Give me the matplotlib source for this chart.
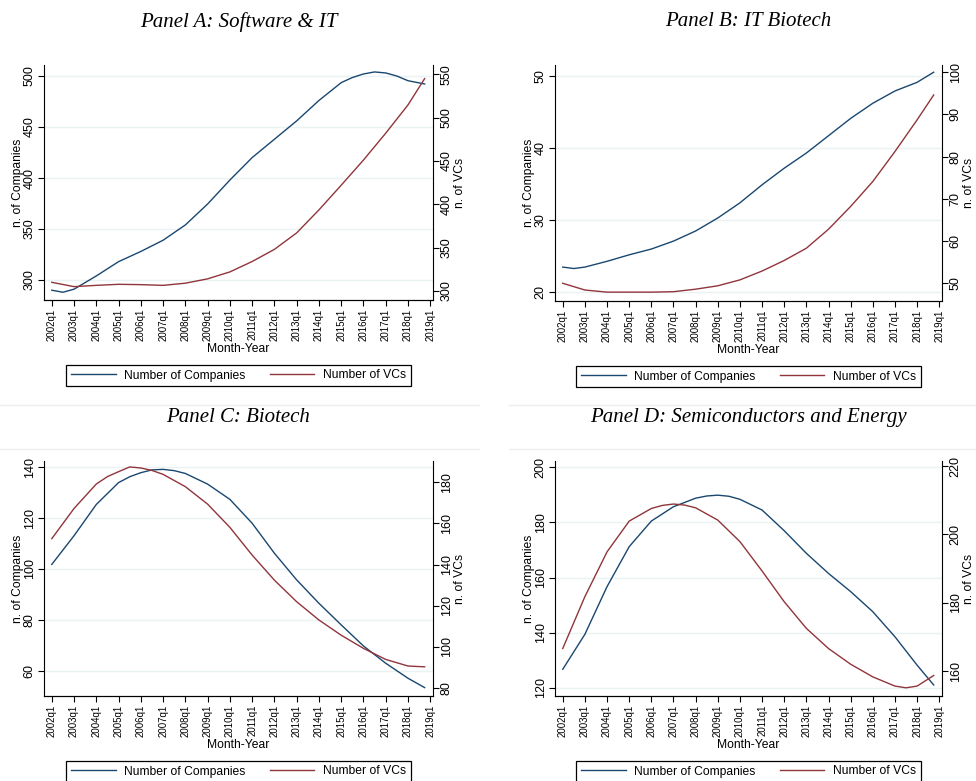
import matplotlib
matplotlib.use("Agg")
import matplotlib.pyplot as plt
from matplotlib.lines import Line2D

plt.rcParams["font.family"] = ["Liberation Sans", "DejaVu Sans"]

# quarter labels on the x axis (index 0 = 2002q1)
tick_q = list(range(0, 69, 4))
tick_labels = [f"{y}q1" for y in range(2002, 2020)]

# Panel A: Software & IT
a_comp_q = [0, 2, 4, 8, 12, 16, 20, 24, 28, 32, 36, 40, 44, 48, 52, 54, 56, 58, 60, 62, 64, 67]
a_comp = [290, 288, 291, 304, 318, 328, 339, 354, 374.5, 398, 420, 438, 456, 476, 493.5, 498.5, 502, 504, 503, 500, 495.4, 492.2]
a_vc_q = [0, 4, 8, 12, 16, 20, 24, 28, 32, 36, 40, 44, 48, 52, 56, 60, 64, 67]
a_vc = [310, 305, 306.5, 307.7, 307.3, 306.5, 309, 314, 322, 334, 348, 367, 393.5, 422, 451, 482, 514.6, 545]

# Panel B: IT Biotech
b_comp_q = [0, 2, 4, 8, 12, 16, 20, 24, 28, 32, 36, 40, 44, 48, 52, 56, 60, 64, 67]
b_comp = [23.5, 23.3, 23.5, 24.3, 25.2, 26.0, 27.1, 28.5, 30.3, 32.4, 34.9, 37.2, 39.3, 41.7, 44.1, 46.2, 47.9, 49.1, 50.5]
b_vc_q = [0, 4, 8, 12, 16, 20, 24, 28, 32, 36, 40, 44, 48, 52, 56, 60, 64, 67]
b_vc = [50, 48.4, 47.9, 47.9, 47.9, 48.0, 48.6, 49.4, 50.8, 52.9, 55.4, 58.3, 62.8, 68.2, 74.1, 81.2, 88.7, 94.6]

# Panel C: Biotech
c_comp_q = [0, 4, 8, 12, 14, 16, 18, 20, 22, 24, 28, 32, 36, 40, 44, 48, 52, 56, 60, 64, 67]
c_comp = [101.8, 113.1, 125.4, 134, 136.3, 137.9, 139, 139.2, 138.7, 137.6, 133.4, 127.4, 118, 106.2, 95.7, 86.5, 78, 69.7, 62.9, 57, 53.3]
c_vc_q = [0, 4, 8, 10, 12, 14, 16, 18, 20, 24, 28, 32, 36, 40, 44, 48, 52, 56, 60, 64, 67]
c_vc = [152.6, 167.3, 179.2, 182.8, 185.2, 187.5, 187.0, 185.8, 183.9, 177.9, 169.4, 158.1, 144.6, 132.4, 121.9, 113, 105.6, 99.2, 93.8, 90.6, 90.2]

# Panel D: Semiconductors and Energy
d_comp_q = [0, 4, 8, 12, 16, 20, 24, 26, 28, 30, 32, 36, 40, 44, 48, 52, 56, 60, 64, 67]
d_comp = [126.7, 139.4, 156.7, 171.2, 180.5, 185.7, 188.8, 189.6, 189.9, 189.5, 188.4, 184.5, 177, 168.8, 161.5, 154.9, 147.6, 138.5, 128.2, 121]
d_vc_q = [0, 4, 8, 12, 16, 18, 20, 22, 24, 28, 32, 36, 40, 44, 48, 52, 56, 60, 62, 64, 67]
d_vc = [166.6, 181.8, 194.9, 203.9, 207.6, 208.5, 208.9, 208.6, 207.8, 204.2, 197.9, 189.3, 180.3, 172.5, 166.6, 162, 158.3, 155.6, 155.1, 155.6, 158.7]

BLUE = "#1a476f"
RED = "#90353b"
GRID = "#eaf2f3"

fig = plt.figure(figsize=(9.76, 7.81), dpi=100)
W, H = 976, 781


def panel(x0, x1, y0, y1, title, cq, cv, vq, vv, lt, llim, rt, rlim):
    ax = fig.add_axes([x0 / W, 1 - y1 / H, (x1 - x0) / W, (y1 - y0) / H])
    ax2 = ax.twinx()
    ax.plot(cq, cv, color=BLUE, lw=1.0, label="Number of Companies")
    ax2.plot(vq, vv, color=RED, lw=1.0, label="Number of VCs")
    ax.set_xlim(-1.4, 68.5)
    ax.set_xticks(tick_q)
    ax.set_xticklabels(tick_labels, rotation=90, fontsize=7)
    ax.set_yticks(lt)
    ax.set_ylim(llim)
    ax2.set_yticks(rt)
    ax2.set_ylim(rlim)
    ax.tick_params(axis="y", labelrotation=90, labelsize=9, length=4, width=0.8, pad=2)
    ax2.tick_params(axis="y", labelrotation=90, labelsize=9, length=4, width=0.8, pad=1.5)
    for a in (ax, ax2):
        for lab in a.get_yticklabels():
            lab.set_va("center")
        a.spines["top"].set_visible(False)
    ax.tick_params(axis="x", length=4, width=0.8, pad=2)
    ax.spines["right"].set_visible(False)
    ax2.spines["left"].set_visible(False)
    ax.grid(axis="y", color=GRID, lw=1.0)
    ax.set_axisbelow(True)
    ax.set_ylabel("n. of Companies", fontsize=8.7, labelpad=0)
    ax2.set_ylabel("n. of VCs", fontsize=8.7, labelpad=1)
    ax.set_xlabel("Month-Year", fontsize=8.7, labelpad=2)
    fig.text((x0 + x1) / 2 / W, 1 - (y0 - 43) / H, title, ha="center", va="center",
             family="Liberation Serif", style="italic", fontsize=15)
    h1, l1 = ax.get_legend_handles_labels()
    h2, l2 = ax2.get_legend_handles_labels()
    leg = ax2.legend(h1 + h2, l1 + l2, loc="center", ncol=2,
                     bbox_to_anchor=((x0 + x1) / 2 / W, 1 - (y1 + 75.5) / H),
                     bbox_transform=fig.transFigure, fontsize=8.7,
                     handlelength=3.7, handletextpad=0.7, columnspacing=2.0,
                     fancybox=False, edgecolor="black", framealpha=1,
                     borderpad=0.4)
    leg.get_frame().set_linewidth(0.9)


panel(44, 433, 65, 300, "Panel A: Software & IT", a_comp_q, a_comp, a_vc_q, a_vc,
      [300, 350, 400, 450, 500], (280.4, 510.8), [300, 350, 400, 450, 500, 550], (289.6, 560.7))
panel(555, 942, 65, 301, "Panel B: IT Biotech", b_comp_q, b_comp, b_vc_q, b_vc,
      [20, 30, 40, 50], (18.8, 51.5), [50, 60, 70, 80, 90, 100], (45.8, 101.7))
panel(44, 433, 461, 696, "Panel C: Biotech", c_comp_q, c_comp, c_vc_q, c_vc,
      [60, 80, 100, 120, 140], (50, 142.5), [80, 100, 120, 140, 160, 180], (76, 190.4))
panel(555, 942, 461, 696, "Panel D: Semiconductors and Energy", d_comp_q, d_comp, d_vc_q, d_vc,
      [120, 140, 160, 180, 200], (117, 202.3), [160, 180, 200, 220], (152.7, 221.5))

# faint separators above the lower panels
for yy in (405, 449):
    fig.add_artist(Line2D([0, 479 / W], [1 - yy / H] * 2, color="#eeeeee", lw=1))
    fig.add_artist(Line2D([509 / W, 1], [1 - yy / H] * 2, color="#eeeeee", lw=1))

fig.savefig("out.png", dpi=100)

→ **Exercise objective**
Transcribe the material as is, with images omitted.

→ **In response**
Give me the matplotlib source for this chart.
import matplotlib
matplotlib.use("Agg")
import matplotlib.pyplot as plt
from matplotlib.lines import Line2D

plt.rcParams["font.family"] = ["Liberation Sans", "DejaVu Sans"]

# quarter labels on the x axis (index 0 = 2002q1)
tick_q = list(range(0, 69, 4))
tick_labels = [f"{y}q1" for y in range(2002, 2020)]

# Panel A: Software & IT
a_comp_q = [0, 2, 4, 8, 12, 16, 20, 24, 28, 32, 36, 40, 44, 48, 52, 54, 56, 58, 60, 62, 64, 67]
a_comp = [290, 288, 291, 304, 318, 328, 339, 354, 374.5, 398, 420, 438, 456, 476, 493.5, 498.5, 502, 504, 503, 500, 495.4, 492.2]
a_vc_q = [0, 4, 8, 12, 16, 20, 24, 28, 32, 36, 40, 44, 48, 52, 56, 60, 64, 67]
a_vc = [310, 305, 306.5, 307.7, 307.3, 306.5, 309, 314, 322, 334, 348, 367, 393.5, 422, 451, 482, 514.6, 545]

# Panel B: IT Biotech
b_comp_q = [0, 2, 4, 8, 12, 16, 20, 24, 28, 32, 36, 40, 44, 48, 52, 56, 60, 64, 67]
b_comp = [23.5, 23.3, 23.5, 24.3, 25.2, 26.0, 27.1, 28.5, 30.3, 32.4, 34.9, 37.2, 39.3, 41.7, 44.1, 46.2, 47.9, 49.1, 50.5]
b_vc_q = [0, 4, 8, 12, 16, 20, 24, 28, 32, 36, 40, 44, 48, 52, 56, 60, 64, 67]
b_vc = [50, 48.4, 47.9, 47.9, 47.9, 48.0, 48.6, 49.4, 50.8, 52.9, 55.4, 58.3, 62.8, 68.2, 74.1, 81.2, 88.7, 94.6]

# Panel C: Biotech
c_comp_q = [0, 4, 8, 12, 14, 16, 18, 20, 22, 24, 28, 32, 36, 40, 44, 48, 52, 56, 60, 64, 67]
c_comp = [101.8, 113.1, 125.4, 134, 136.3, 137.9, 139, 139.2, 138.7, 137.6, 133.4, 127.4, 118, 106.2, 95.7, 86.5, 78, 69.7, 62.9, 57, 53.3]
c_vc_q = [0, 4, 8, 10, 12, 14, 16, 18, 20, 24, 28, 32, 36, 40, 44, 48, 52, 56, 60, 64, 67]
c_vc = [152.6, 167.3, 179.2, 182.8, 185.2, 187.5, 187.0, 185.8, 183.9, 177.9, 169.4, 158.1, 144.6, 132.4, 121.9, 113, 105.6, 99.2, 93.8, 90.6, 90.2]

# Panel D: Semiconductors and Energy
d_comp_q = [0, 4, 8, 12, 16, 20, 24, 26, 28, 30, 32, 36, 40, 44, 48, 52, 56, 60, 64, 67]
d_comp = [126.7, 139.4, 156.7, 171.2, 180.5, 185.7, 188.8, 189.6, 189.9, 189.5, 188.4, 184.5, 177, 168.8, 161.5, 154.9, 147.6, 138.5, 128.2, 121]
d_vc_q = [0, 4, 8, 12, 16, 18, 20, 22, 24, 28, 32, 36, 40, 44, 48, 52, 56, 60, 62, 64, 67]
d_vc = [166.6, 181.8, 194.9, 203.9, 207.6, 208.5, 208.9, 208.6, 207.8, 204.2, 197.9, 189.3, 180.3, 172.5, 166.6, 162, 158.3, 155.6, 155.1, 155.6, 158.7]

BLUE = "#1a476f"
RED = "#90353b"
GRID = "#eaf2f3"

fig = plt.figure(figsize=(9.76, 7.81), dpi=100)
W, H = 976, 781


def panel(x0, x1, y0, y1, title, cq, cv, vq, vv, lt, llim, rt, rlim):
    ax = fig.add_axes([x0 / W, 1 - y1 / H, (x1 - x0) / W, (y1 - y0) / H])
    ax2 = ax.twinx()
    ax.plot(cq, cv, color=BLUE, lw=1.0, label="Number of Companies")
    ax2.plot(vq, vv, color=RED, lw=1.0, label="Number of VCs")
    ax.set_xlim(-1.4, 68.5)
    ax.set_xticks(tick_q)
    ax.set_xticklabels(tick_labels, rotation=90, fontsize=7)
    ax.set_yticks(lt)
    ax.set_ylim(llim)
    ax2.set_yticks(rt)
    ax2.set_ylim(rlim)
    ax.tick_params(axis="y", labelrotation=90, labelsize=9, length=4, width=0.8, pad=2)
    ax2.tick_params(axis="y", labelrotation=90, labelsize=9, length=4, width=0.8, pad=1.5)
    for a in (ax, ax2):
        for lab in a.get_yticklabels():
            lab.set_va("center")
        a.spines["top"].set_visible(False)
    ax.tick_params(axis="x", length=4, width=0.8, pad=2)
    ax.spines["right"].set_visible(False)
    ax2.spines["left"].set_visible(False)
    ax.grid(axis="y", color=GRID, lw=1.0)
    ax.set_axisbelow(True)
    ax.set_ylabel("n. of Companies", fontsize=8.7, labelpad=0)
    ax2.set_ylabel("n. of VCs", fontsize=8.7, labelpad=1)
    ax.set_xlabel("Month-Year", fontsize=8.7, labelpad=2)
    fig.text((x0 + x1) / 2 / W, 1 - (y0 - 43) / H, title, ha="center", va="center",
             family="Liberation Serif", style="italic", fontsize=15)
    h1, l1 = ax.get_legend_handles_labels()
    h2, l2 = ax2.get_legend_handles_labels()
    leg = ax2.legend(h1 + h2, l1 + l2, loc="center", ncol=2,
                     bbox_to_anchor=((x0 + x1) / 2 / W, 1 - (y1 + 75.5) / H),
                     bbox_transform=fig.transFigure, fontsize=8.7,
                     handlelength=3.7, handletextpad=0.7, columnspacing=2.0,
                     fancybox=False, edgecolor="black", framealpha=1,
                     borderpad=0.4)
    leg.get_frame().set_linewidth(0.9)


panel(44, 433, 65, 300, "Panel A: Software & IT", a_comp_q, a_comp, a_vc_q, a_vc,
      [300, 350, 400, 450, 500], (280.4, 510.8), [300, 350, 400, 450, 500, 550], (289.6, 560.7))
panel(555, 942, 65, 301, "Panel B: IT Biotech", b_comp_q, b_comp, b_vc_q, b_vc,
      [20, 30, 40, 50], (18.8, 51.5), [50, 60, 70, 80, 90, 100], (45.8, 101.7))
panel(44, 433, 461, 696, "Panel C: Biotech", c_comp_q, c_comp, c_vc_q, c_vc,
      [60, 80, 100, 120, 140], (50, 142.5), [80, 100, 120, 140, 160, 180], (76, 190.4))
panel(555, 942, 461, 696, "Panel D: Semiconductors and Energy", d_comp_q, d_comp, d_vc_q, d_vc,
      [120, 140, 160, 180, 200], (117, 202.3), [160, 180, 200, 220], (152.7, 221.5))

# faint separators above the lower panels
for yy in (405, 449):
    fig.add_artist(Line2D([0, 479 / W], [1 - yy / H] * 2, color="#eeeeee", lw=1))
    fig.add_artist(Line2D([509 / W, 1], [1 - yy / H] * 2, color="#eeeeee", lw=1))

fig.savefig("out.png", dpi=100)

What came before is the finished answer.